Tuesday, September 14, 2010

Java Crashing in libc.so.6

I must share this horrible experience although it is not directly related to programming. But I hope that article will be helpful for somebody.

I use Java in my browser for practical things like digital signing of requests when communicating with offices and banks. I use it very often and without any serious problems. Of course I had to configure my truststore and keystore and I also have two versions of extension (jre/lib/ext) directory, because different offices and banks use different versions of the IAIK library. But it is another story.

But one nice morning when I tried to connect to a page containing an applet, my Java console window (which I have configured to be always started) flashed and the entire browser crashed. I used Java JDK 1.6.0_04 (32bit on 64bit Linux machine - kernel 2.6.23).

I tried again and again, but with the same result - crash. After a while I found, that there are generated files with name "hs_err_pidXXXX.log" wher XXXX was a PID of the process which crashed. I looked into it - it began with these lines:


#
# An unexpected error has been detected by Java Runtime Environment:
#
# SIGSEGV (0xb) at pc=0x0094a8ac, pid=5587, tid=4108254096
#
# Java VM: Java HotSpot(TM) Client VM (10.0-b19 mixed mode, sharing linux-x86)
# Problematic frame:
# C [libc.so.6+0x718ac] memcpy+0x1c
#
# If you would like to submit a bug report, please visit:
# http://java.sun.com/webapps/bugreport/crash.jsp
# The crash happened outside the Java Virtual Machine in native code.
# See problematic frame for where to report the bug.
#


And then a lot of stack traces, thread states and so on, which I was not interested.

So it looked like a problem in libc.so.6 ! It was strange, because I used Java in my browser a day before without problems.

I realized that was the time to upgrade my browser, so I tried these steps:

  • updating from FireFox 3.0 to FireFox 3.6 - hmm, the Java plugin (libjavaplugin_oji.so) did not worked

  • updating from JDK 1.6.0_04 to JDK 1.6.0_21 - hmm, the Java plugin (libjavaplugin_oji.so) still did not worked - using info at FireFox Java Plugin Doc

  • Finally I found info about new Java plugin technology here, so Java was able to start in FireFox 3.6, but crashed again - only the Java process, not FireFox, but I needed Java...



I tried to clear all my FireFox user profile (including cache, cookies..) - but Java crashed again.

I tried to clear all my Java user profile data - but the result was the same - crash!

I even simulated crash with Java only - no browser plugin. So now it seemed that problem is not in the plugin or browser at all.

There was still the same info in the hserr_pidXXXX.log - "problematic frame in libc.so.6". Ok, it was the time to look at this.

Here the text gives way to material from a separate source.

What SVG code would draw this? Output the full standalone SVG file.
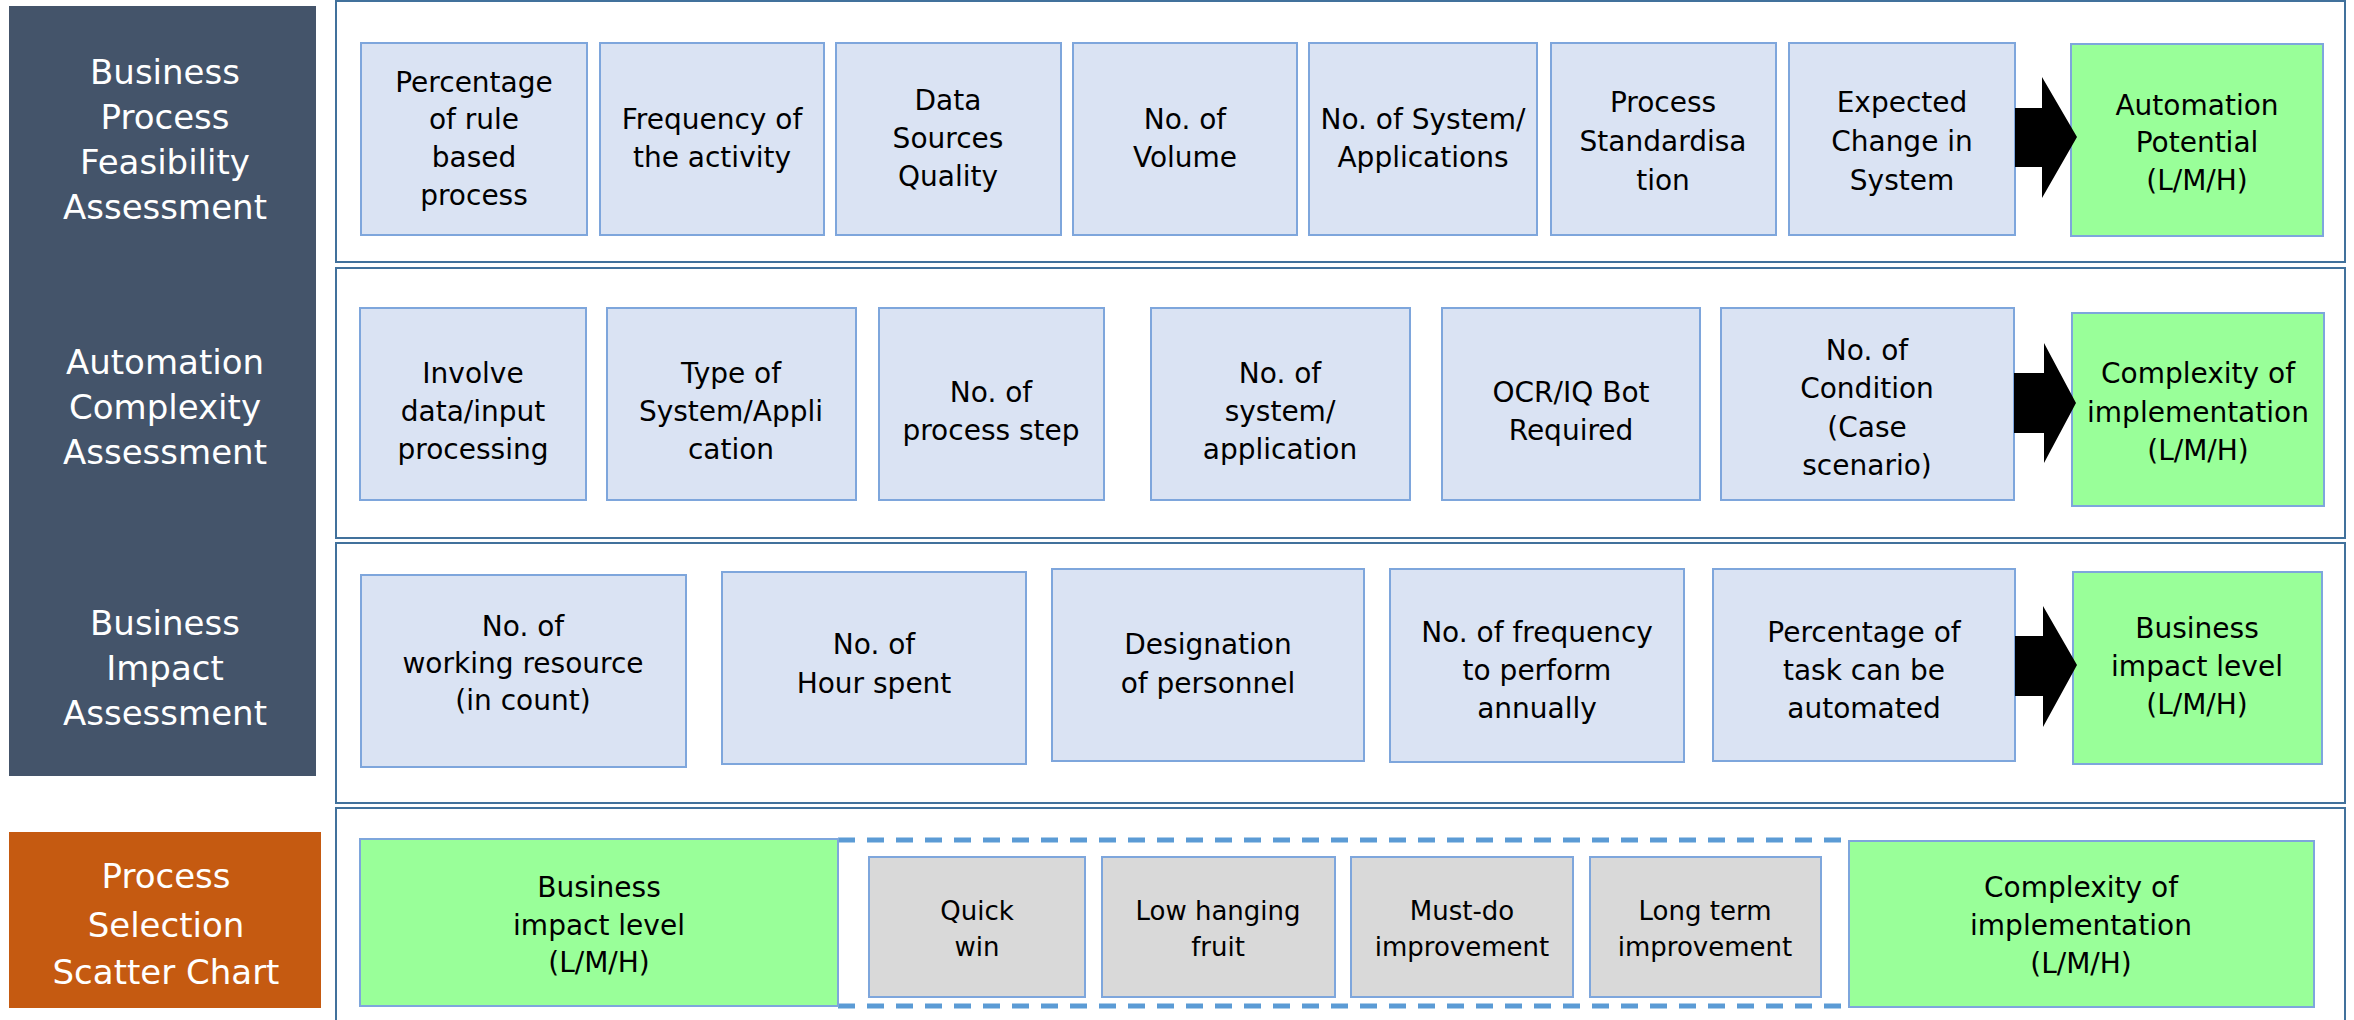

I found that I use libc-2.7.so. It seemed that problem could be there. OK, I had to try to compile the newest version of it and try to start Java with it (certainly I could not change the core library for the whole system !!)

(Un)Fortunately I could not compile the libc sources.
It was horrible - only reinstalling the whole system was my last chance to bring Java to life again.

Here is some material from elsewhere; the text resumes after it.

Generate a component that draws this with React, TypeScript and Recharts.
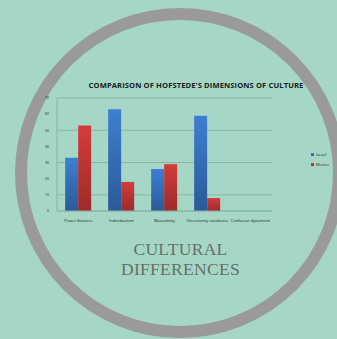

I looked into the log file again and tried to decompile the info there:


Stack: [0xf4d9f000,0xf4df0000], sp=0xf4d6e0f4, free space=-196k
Native frames: (J=compiled Java code, j=interpreted, Vv=VM code, C=native code)
C [libc.so.6+0x718ac] memcpy+0x1c
C [libc.so.6+0x59c01] _IO_getline+0x41
C [libc.so.6+0x6236b] fgets_unlocked+0x5b
C [libnss_files.so.2+0x3045]
C [libnss_files.so.2+0x382b] _nss_files_gethostbyname2_r+0xdb


The last line was a little sun in dark. It looked like a problem when translating DNS names to IP addresses using file - /etc/hosts !

I looked into /etc/hosts and I was surprised - there were two lines (records) with duplicating host names:
127.0.0.1 localhost localhost localhost .....
The whole file had 3.3MB in size !! That was the reason that it crashed in the libc - it was an overflow error caught by the system and killing the process !

And why Java only was crashing ? Maybe other applications would crash soon as well. Java was crashing just after the start, because it tried to resolve DNS names stored in the cache - in the cache of loaded applets - that was the reason !!

Uff, I was very happy, that the solution was so simple at the end.